WHAT NEEDS TO BE DONE: Please quote exactly the lines below from the line containing "Convert this chart to D3.js code." to the line containing "var xTickYears = ['2024', '2025', '2025'];", both lines included, and nothing else.
____ LISTED ENTRIES
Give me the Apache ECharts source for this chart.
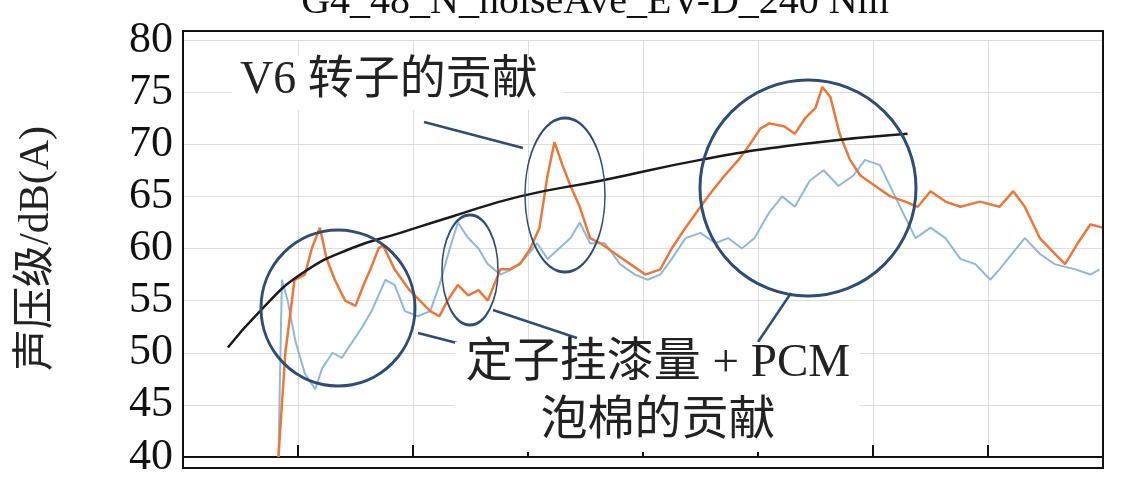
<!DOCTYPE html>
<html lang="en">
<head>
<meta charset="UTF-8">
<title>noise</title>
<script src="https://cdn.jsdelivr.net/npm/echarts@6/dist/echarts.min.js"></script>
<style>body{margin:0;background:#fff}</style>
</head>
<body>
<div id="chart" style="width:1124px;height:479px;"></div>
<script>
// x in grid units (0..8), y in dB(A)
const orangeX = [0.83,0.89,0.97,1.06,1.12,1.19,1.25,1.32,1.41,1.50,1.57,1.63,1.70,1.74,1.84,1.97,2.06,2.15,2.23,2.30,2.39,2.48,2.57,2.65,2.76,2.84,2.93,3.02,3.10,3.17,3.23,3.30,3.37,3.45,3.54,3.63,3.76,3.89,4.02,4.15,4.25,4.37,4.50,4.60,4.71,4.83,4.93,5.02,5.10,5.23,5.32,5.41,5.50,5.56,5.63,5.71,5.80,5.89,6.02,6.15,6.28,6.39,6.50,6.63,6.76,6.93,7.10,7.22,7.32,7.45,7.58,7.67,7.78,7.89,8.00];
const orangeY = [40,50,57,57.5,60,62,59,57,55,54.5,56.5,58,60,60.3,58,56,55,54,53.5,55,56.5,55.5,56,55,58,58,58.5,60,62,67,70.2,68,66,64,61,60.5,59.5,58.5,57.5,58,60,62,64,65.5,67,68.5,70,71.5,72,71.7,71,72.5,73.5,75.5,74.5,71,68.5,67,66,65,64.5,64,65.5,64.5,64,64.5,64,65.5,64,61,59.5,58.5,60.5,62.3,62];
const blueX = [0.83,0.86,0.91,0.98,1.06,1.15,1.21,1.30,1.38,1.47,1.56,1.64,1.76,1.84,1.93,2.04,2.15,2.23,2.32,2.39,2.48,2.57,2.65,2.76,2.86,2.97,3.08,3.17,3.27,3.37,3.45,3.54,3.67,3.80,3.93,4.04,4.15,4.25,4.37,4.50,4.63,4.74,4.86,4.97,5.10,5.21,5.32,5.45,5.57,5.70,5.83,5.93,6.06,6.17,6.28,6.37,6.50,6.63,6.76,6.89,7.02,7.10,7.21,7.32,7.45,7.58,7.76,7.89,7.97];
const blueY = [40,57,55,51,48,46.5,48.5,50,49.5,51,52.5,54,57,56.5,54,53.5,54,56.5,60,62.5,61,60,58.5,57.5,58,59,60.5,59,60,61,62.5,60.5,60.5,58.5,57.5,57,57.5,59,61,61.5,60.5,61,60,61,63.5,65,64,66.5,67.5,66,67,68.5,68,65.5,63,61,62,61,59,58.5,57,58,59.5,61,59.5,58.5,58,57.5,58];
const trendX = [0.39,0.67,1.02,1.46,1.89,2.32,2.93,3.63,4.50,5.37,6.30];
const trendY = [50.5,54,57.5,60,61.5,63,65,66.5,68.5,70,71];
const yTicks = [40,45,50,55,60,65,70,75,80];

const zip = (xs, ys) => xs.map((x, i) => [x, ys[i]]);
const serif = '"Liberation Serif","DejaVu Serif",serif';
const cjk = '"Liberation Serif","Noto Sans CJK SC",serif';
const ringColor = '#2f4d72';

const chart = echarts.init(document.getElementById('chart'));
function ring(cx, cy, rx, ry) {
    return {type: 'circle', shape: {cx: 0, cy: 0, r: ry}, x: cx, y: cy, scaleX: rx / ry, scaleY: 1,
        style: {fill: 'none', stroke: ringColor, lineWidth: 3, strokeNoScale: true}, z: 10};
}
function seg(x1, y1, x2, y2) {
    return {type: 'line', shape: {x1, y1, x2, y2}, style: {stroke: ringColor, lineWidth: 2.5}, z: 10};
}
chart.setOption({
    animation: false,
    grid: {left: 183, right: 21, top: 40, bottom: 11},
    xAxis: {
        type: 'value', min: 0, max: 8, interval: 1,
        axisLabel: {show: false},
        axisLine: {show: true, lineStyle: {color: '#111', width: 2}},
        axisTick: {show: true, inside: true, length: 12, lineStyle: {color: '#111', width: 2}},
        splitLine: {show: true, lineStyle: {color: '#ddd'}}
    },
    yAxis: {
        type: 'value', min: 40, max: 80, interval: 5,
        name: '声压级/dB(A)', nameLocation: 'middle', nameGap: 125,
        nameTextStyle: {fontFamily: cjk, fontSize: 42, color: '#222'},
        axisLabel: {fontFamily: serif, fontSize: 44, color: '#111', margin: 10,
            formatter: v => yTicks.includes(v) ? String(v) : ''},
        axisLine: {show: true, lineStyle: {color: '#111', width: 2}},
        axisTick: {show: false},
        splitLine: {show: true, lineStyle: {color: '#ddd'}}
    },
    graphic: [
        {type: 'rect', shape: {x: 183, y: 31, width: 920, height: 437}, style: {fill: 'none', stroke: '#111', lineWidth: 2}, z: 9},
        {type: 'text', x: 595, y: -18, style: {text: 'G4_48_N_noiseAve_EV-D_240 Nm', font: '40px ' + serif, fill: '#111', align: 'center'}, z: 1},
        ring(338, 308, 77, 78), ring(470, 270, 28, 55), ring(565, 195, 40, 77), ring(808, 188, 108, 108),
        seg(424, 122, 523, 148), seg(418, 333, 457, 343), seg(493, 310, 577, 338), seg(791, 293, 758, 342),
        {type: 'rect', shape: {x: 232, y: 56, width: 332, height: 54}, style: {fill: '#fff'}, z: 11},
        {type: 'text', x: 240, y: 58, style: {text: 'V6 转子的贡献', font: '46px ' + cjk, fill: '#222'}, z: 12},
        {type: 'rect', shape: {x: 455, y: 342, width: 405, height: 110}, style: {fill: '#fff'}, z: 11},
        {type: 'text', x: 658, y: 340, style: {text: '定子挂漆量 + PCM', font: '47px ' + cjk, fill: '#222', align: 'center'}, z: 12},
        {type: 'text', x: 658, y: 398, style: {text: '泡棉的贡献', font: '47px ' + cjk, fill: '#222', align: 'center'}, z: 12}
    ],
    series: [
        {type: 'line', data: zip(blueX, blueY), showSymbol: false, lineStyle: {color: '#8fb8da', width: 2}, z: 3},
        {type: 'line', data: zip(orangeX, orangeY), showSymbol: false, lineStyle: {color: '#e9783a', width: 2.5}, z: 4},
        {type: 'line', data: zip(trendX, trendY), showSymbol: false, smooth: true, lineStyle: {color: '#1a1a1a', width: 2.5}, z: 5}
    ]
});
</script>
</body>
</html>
________
____ LISTED ENTRIES
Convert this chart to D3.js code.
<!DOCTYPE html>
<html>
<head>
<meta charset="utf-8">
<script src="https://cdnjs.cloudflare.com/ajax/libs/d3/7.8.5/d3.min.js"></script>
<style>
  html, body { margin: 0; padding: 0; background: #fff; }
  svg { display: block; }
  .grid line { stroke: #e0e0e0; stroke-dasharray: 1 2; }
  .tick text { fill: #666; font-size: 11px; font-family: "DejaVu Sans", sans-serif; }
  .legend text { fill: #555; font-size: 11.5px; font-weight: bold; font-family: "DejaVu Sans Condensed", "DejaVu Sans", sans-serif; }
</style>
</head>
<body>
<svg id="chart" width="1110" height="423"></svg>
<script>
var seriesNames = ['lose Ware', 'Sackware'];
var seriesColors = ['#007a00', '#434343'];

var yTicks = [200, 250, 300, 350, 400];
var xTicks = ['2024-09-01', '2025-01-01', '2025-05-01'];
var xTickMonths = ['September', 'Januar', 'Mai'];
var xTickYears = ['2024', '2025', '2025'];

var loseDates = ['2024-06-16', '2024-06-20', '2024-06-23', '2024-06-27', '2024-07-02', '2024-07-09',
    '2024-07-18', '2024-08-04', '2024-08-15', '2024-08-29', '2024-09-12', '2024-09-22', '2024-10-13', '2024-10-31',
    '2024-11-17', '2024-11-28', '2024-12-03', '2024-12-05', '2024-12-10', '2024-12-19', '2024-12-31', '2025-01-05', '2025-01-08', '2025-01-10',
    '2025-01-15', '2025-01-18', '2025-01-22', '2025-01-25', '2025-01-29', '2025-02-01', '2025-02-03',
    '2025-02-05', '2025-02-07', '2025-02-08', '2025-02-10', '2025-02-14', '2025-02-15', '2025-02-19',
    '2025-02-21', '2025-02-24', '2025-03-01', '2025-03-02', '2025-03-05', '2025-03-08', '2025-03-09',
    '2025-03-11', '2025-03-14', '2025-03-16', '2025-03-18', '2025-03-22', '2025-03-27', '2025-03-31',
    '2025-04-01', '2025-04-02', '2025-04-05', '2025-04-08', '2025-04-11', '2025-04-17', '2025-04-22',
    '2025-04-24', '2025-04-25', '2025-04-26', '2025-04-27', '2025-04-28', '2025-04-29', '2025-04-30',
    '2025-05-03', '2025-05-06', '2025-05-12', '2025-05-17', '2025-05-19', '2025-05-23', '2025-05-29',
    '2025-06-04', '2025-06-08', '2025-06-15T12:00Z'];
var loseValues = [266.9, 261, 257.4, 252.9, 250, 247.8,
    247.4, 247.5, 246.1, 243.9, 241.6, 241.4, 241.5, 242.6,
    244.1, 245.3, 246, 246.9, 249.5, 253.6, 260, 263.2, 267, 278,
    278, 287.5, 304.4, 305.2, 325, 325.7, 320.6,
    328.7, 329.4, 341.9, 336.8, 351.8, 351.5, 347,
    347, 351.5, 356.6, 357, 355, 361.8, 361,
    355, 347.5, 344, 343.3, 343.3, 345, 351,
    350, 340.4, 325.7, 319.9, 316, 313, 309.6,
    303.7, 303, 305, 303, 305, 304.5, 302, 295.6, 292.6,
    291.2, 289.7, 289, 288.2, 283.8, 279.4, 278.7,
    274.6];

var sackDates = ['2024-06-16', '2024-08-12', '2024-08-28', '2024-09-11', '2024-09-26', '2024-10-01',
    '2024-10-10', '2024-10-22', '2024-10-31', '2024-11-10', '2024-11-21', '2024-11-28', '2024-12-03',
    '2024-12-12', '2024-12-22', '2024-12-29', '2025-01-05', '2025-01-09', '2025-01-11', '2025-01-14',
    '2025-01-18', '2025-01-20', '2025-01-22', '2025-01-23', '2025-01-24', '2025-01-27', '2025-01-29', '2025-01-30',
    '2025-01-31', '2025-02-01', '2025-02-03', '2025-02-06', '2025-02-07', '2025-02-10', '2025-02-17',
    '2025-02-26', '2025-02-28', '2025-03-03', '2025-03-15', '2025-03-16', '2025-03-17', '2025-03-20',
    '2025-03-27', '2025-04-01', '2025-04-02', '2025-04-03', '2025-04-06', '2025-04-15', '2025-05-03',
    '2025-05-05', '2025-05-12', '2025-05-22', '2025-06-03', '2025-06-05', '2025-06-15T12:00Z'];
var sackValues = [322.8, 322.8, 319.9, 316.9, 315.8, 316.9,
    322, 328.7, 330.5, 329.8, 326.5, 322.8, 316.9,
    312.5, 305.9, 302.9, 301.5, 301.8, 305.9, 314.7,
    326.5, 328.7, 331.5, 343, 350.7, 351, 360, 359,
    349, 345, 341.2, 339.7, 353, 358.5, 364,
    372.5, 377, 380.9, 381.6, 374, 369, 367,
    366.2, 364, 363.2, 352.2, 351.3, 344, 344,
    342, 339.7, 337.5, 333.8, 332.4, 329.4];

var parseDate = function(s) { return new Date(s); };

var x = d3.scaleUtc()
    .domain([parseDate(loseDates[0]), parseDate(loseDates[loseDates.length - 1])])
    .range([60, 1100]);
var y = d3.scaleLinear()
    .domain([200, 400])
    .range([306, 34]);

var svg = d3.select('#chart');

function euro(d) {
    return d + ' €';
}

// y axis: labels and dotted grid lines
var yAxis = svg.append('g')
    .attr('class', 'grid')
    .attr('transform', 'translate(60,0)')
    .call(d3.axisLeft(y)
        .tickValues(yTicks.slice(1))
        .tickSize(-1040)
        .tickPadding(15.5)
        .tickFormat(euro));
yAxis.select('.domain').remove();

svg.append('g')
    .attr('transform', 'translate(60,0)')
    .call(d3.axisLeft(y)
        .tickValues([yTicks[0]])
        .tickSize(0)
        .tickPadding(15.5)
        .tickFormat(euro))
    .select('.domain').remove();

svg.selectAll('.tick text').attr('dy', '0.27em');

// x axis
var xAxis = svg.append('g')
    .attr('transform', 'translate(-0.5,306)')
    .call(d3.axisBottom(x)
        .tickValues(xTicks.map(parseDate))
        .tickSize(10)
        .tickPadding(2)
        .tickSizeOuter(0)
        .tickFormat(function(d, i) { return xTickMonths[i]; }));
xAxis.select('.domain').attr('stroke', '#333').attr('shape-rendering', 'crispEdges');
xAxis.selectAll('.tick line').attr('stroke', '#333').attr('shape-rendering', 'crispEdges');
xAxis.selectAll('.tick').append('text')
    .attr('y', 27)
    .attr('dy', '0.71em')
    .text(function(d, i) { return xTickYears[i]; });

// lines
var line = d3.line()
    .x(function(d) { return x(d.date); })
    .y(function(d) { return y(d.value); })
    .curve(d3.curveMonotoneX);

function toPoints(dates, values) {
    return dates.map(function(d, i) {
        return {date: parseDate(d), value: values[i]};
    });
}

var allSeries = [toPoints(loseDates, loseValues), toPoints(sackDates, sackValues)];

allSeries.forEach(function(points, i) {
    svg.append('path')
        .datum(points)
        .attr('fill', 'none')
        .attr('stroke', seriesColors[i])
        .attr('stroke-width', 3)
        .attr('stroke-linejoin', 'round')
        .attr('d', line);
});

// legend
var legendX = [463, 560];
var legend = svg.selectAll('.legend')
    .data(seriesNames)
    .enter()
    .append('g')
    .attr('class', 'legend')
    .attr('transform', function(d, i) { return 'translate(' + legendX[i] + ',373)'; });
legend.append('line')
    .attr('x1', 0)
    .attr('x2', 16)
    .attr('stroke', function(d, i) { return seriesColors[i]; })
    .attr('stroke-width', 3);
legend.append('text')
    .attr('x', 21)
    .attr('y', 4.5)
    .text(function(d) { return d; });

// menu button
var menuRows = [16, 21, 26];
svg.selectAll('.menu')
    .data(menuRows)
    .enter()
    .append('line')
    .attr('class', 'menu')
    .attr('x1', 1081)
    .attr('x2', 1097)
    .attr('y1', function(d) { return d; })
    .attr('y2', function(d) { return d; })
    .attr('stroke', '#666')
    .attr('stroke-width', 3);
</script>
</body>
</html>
________
REPLY TO THE TASK:
Convert this chart to D3.js code.
<!DOCTYPE html>
<html>
<head>
<meta charset="utf-8">
<script src="https://cdnjs.cloudflare.com/ajax/libs/d3/7.8.5/d3.min.js"></script>
<style>
  html, body { margin: 0; padding: 0; background: #fff; }
  svg { display: block; }
  .grid line { stroke: #e0e0e0; stroke-dasharray: 1 2; }
  .tick text { fill: #666; font-size: 11px; font-family: "DejaVu Sans", sans-serif; }
  .legend text { fill: #555; font-size: 11.5px; font-weight: bold; font-family: "DejaVu Sans Condensed", "DejaVu Sans", sans-serif; }
</style>
</head>
<body>
<svg id="chart" width="1110" height="423"></svg>
<script>
var seriesNames = ['lose Ware', 'Sackware'];
var seriesColors = ['#007a00', '#434343'];

var yTicks = [200, 250, 300, 350, 400];
var xTicks = ['2024-09-01', '2025-01-01', '2025-05-01'];
var xTickMonths = ['September', 'Januar', 'Mai'];
var xTickYears = ['2024', '2025', '2025'];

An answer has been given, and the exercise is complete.